Miba Sinter Group Raises Profitability
At the end of the 2008-2009 business year, Miba Sinter Group became the first business unit hit by the effects of the financial and economic crisis. The economic stabilization measures introduced in many countries around the world (such as “cash for clunkers” programs), along with a series of new projects, made it possible for Miba Sinter Group, with revenues of EUR 125.7 million (compared to EUR 135.4 million the previous year), to post a decrease of only seven percent, relatively low in industry comparison. The consistent implementation of measures introduced ahead of schedule, such as the temporary shutdown of systems, led to an increase in profitability despite declining revenue. EBITDA improved from EUR 18.6 to 19.7 million. Miba Sinter Group is opening a new site in McConnelsville, Ohio, in June. The USA is a future market for Miba technology in the area of energy-efficient and low-emissions motors and transmissions.
Miba Friction Group Increases Research Budget
The revenue of the Miba Friction Group totaled EUR 51.1 million in 2009-2010, a 33 percent decrease from the previous year. This business unit thus generated 16.2 percent of total Miba sales. The decline in revenue was in part responsible for a negative EBITDA of EUR 0.5 million (compared to positive EBITDA of EUR 9.2 million the previous year). Despite the turbulent economic conditions, the Friction Group consistently invested in R&D. Investment accounted for seven percent of revenue in the past year.

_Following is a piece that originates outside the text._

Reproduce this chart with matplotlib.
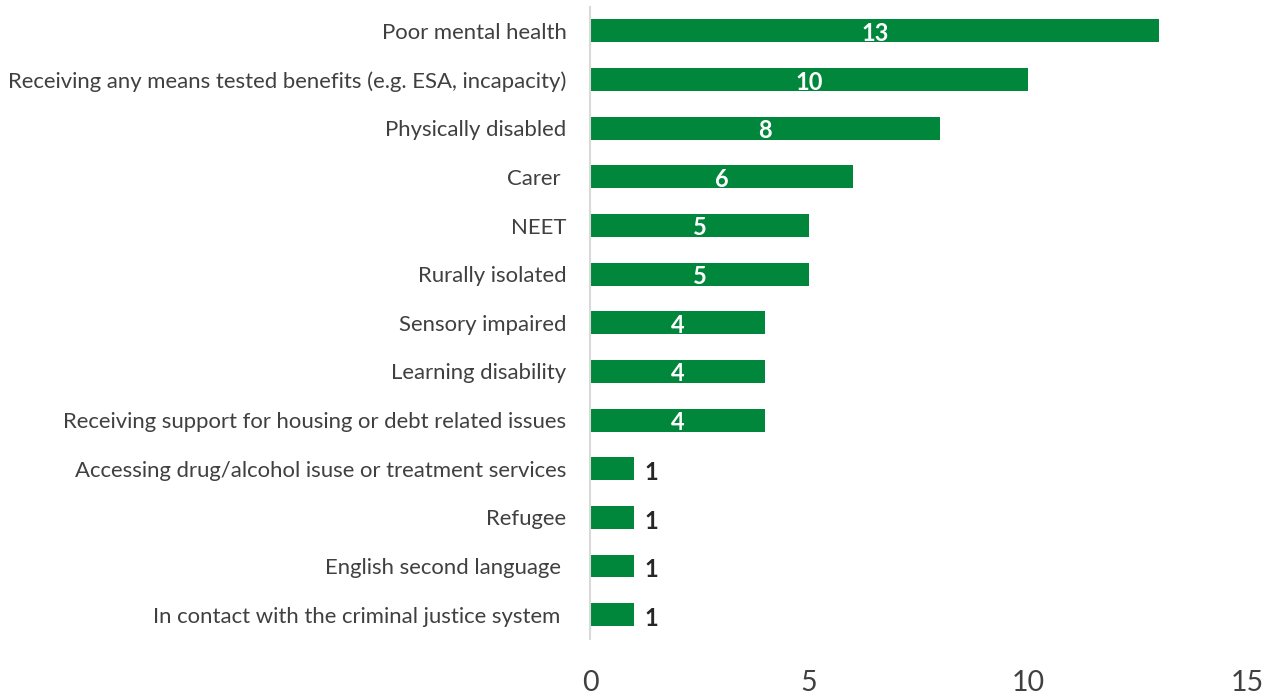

Miba had a strong start in the 2010-2011 business year. In some segments the volume of new orders nearly reached pre-recession levels. Customers’ call-off volumes, however, are subject to major fluctuations, and the planning horizon remains very limited. “We have a good overview of the first half of the year, but at the moment it is difficult to foresee how the second half will develop,” says CEO Peter Mitterbauer. Customer cancellations on short notice increase the complexity of planning and require a high level of flexibility from the company.
Outlook: New Opportunities for Miba
“Miba is well equipped for the challenges and opportunities it confronts. A high level of technological skills, a solid liquidity base and qualified employees are the crucial factors that will enable the company to emerge from this recession in stronger shape,” Mitterbauer says. The situation on the markets abroad is positive, also in the USA. Markets such as China, India and Brazil also show major growth potential. Strategic investments in building and expanding the sites in China and the USA further strengthen Miba’s market position as a technology leader. In the area of coatings, the April takeover of the coatings specialist Teer Coatings in Droitwich, UK, has expanded Miba’s expertise and product portfolio.
In the current business year we are focusing on the topics of quality, flexibility and health. Activities in the area of Business Excellence reflect our constant efforts for high business quality. “One of Miba’s strengths is our good reputation with our customers. Customer satisfaction is a high priority and stands at the center of our relentless striving for the highest quality and reliability,” Mitterbauer concludes.